■ **Exercise**: Repeat exactly the lines running from the first line of the data to the line containing "ax.set_facecolor('#C0C0C0')", both ends included, and nothing else; drop the pictures.

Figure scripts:
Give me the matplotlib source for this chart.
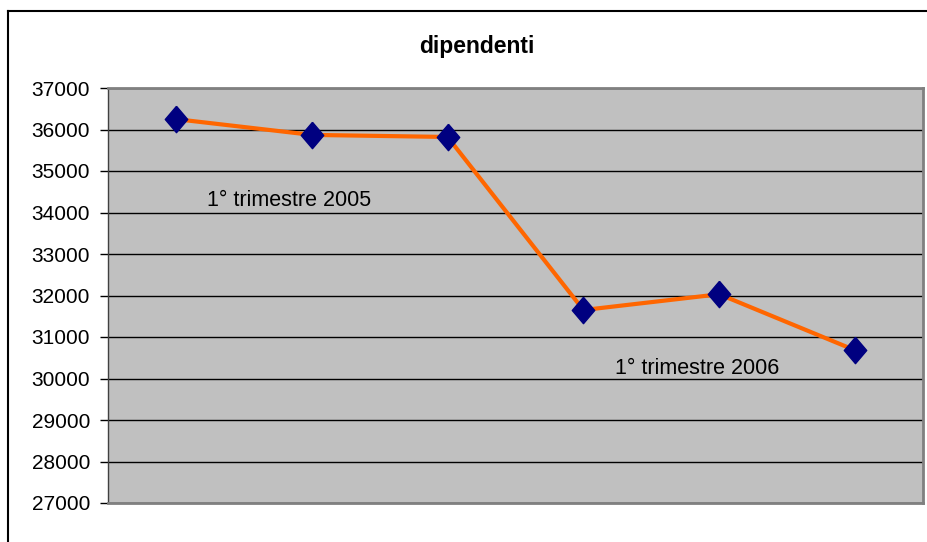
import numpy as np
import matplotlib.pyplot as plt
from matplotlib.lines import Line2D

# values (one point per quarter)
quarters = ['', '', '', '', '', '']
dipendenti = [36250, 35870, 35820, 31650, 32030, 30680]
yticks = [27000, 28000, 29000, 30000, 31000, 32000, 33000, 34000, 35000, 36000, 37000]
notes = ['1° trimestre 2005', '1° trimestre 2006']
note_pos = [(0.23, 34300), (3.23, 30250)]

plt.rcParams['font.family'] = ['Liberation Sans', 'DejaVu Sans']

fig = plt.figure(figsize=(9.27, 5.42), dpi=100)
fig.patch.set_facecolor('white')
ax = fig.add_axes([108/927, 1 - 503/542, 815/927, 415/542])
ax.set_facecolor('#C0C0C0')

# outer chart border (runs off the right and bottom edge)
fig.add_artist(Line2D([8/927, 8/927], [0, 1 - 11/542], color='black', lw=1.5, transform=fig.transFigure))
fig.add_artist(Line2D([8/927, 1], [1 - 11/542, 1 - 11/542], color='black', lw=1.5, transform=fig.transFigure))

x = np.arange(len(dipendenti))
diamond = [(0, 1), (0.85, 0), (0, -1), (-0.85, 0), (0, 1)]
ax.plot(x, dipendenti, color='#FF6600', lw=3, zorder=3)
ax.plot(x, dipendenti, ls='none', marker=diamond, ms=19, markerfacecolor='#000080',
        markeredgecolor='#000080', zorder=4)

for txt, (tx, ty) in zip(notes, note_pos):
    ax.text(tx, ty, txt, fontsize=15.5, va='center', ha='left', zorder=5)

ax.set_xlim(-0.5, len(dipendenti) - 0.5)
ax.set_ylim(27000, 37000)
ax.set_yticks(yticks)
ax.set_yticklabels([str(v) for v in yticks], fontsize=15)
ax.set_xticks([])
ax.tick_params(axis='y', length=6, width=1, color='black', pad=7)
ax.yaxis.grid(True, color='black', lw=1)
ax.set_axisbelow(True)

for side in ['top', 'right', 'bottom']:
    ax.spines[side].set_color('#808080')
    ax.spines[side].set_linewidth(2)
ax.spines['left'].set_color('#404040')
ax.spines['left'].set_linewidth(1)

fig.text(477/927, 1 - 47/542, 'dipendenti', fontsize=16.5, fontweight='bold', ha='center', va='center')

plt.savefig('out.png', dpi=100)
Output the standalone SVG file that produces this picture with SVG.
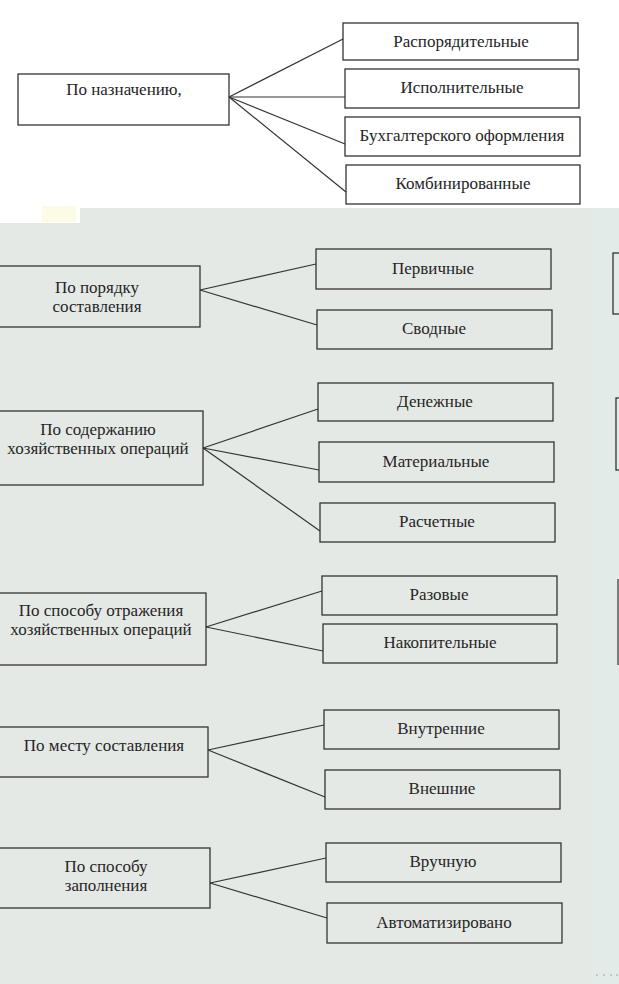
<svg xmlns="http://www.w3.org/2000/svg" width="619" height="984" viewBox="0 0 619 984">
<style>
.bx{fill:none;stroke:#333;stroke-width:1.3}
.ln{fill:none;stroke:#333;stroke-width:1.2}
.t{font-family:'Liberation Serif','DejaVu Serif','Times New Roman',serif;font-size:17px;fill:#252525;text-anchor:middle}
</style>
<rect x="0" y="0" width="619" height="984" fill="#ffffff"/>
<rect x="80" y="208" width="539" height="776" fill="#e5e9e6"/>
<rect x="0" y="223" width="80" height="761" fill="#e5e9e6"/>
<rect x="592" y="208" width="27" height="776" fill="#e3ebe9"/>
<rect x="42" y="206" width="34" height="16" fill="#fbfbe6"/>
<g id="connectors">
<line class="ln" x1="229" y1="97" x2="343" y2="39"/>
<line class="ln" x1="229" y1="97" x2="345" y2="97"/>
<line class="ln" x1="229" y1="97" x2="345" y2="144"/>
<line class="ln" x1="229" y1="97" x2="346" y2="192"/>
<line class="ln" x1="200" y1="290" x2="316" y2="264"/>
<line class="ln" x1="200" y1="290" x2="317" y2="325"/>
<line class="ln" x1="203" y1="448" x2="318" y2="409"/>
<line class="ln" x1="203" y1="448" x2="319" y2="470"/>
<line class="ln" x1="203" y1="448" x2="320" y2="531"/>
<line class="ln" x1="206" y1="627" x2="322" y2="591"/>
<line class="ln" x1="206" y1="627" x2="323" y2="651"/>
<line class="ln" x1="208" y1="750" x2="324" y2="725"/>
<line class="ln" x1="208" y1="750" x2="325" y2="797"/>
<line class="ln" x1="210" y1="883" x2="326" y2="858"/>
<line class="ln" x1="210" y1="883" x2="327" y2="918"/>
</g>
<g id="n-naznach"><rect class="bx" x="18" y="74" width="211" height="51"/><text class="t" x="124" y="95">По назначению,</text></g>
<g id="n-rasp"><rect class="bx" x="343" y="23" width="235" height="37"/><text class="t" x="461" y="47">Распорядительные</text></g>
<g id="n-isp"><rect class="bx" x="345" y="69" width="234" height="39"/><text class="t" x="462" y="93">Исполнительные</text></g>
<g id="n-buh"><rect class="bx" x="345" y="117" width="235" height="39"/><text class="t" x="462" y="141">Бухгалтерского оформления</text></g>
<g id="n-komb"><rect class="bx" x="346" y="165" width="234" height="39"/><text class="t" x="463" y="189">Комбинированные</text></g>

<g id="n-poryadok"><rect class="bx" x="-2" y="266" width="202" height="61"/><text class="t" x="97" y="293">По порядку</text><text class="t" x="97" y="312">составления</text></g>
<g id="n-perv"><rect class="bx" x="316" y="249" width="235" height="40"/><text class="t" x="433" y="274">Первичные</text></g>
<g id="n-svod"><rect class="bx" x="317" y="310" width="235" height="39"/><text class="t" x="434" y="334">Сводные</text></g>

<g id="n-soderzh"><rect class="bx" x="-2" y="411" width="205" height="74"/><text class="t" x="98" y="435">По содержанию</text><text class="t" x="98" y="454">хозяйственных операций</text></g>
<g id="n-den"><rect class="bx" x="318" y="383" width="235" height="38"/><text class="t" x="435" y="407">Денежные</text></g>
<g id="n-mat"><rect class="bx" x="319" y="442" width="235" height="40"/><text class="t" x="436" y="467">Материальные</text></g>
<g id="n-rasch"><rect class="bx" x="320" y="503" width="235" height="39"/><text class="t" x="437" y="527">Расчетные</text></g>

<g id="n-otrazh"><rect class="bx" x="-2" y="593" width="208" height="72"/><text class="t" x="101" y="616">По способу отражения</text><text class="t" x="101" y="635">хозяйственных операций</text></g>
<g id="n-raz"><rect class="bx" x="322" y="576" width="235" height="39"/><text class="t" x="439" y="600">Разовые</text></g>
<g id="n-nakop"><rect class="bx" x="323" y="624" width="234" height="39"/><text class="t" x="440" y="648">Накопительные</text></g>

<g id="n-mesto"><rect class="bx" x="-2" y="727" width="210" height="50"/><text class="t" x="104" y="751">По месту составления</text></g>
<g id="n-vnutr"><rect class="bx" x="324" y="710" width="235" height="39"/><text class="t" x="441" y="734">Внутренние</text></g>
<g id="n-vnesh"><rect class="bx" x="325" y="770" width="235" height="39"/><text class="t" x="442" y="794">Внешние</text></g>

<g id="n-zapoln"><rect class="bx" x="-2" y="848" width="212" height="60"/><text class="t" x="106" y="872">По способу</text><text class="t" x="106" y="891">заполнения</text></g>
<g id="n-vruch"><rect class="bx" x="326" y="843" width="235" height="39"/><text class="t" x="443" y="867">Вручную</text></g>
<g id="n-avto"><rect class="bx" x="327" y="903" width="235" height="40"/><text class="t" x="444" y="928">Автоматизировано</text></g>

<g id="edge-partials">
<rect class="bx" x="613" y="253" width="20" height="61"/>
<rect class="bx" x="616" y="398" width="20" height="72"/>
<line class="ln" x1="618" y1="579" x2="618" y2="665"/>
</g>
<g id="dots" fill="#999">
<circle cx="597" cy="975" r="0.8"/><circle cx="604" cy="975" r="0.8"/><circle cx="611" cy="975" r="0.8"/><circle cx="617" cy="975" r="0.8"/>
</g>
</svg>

■ **Solution to this problem**:
Give me the matplotlib source for this chart.
import numpy as np
import matplotlib.pyplot as plt
from matplotlib.lines import Line2D

# values (one point per quarter)
quarters = ['', '', '', '', '', '']
dipendenti = [36250, 35870, 35820, 31650, 32030, 30680]
yticks = [27000, 28000, 29000, 30000, 31000, 32000, 33000, 34000, 35000, 36000, 37000]
notes = ['1° trimestre 2005', '1° trimestre 2006']
note_pos = [(0.23, 34300), (3.23, 30250)]

plt.rcParams['font.family'] = ['Liberation Sans', 'DejaVu Sans']

fig = plt.figure(figsize=(9.27, 5.42), dpi=100)
fig.patch.set_facecolor('white')
ax = fig.add_axes([108/927, 1 - 503/542, 815/927, 415/542])
ax.set_facecolor('#C0C0C0')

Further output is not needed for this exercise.